**Given material:**
---
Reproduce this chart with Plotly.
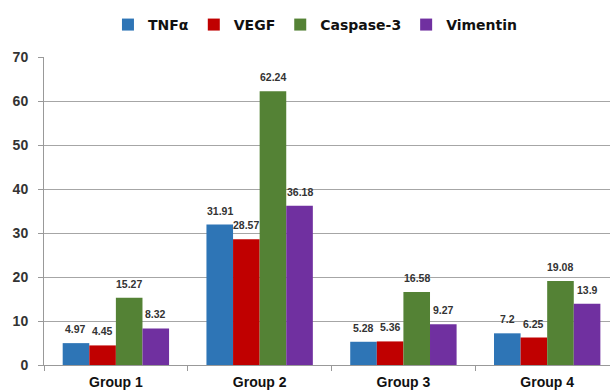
import plotly.graph_objects as go

groups = ["Group 1", "Group 2", "Group 3", "Group 4"]
tnf = [4.97, 31.91, 5.28, 7.2]
vegf = [4.45, 28.57, 5.36, 6.25]
casp = [15.27, 62.24, 16.58, 19.08]
vim = [8.32, 36.18, 9.27, 13.9]
series_names = ["TNFα", "VEGF", "Caspase-3", "Vimentin"]
colors = ["#2E75B6", "#C00000", "#548235", "#7030A0"]
y_ticks = [0, 10, 20, 30, 40, 50, 60, 70]

W, H = 610, 392
L, R = 44, 0
x_range = [-0.5, 3.437]
bargap = 0.26
cat_px = (W - L - R) / (x_range[1] - x_range[0])
bar_px = cat_px * (1 - bargap) / len(series_names)

fig = go.Figure()
for i, (name, vals, col) in enumerate(zip(series_names, [tnf, vegf, casp, vim], colors)):
    fig.add_trace(go.Bar(
        x=groups, y=vals, name=name, marker_color=col,
        marker_line_width=0,
    ))
    for g, v in zip(groups, vals):
        fig.add_annotation(
            x=g, y=v, text=f"<b>{v}</b>", showarrow=False,
            xshift=(i - 1.5) * bar_px, yshift=6, yanchor="bottom",
            font=dict(family="Liberation Sans", size=10.5, color="#333333"),
        )

fig.update_layout(
    width=W, height=H,
    margin=dict(l=L, r=R, t=57, b=27),
    paper_bgcolor="white", plot_bgcolor="white",
    barmode="group", bargap=bargap, bargroupgap=0,
    font=dict(family="Liberation Sans", color="#222222"),
    legend=dict(orientation="h", x=0.113, y=1.104, xanchor="left", yanchor="middle",
                font=dict(size=14, family="DejaVu Sans", weight="bold", color="#111111"),
                itemwidth=30, traceorder="normal"),
)
fig.update_xaxes(
    range=x_range, tickson="boundaries", ticks="outside", ticklen=5,
    tickcolor="#999999", showline=True, linecolor="#999999", linewidth=1,
    tickfont=dict(size=14, family="Liberation Sans", weight="bold", color="#111111"),
    ticklabelstandoff=4,
    showgrid=False,
)
fig.update_yaxes(
    range=[0, 70], tickvals=y_ticks, ticks="outside", ticklen=5, tickcolor="#999999",
    showline=True, linecolor="#999999", linewidth=1,
    showgrid=True, gridcolor="#A6A6A6", gridwidth=1, zeroline=False,
    tickfont=dict(size=14, family="Liberation Sans", weight="bold", color="#333333"),
    ticklabelstandoff=7,
)
fig.write_html("out.html")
---
**Your instructions:** Starting at the top of the listing above, reproduce each line up to and including the one with "bar_px = cat_px"; omit the pictures.

**Task response:**
Reproduce this chart with Plotly.
import plotly.graph_objects as go

groups = ["Group 1", "Group 2", "Group 3", "Group 4"]
tnf = [4.97, 31.91, 5.28, 7.2]
vegf = [4.45, 28.57, 5.36, 6.25]
casp = [15.27, 62.24, 16.58, 19.08]
vim = [8.32, 36.18, 9.27, 13.9]
series_names = ["TNFα", "VEGF", "Caspase-3", "Vimentin"]
colors = ["#2E75B6", "#C00000", "#548235", "#7030A0"]
y_ticks = [0, 10, 20, 30, 40, 50, 60, 70]

W, H = 610, 392
L, R = 44, 0
x_range = [-0.5, 3.437]
bargap = 0.26
cat_px = (W - L - R) / (x_range[1] - x_range[0])
bar_px = cat_px * (1 - bargap) / len(series_names)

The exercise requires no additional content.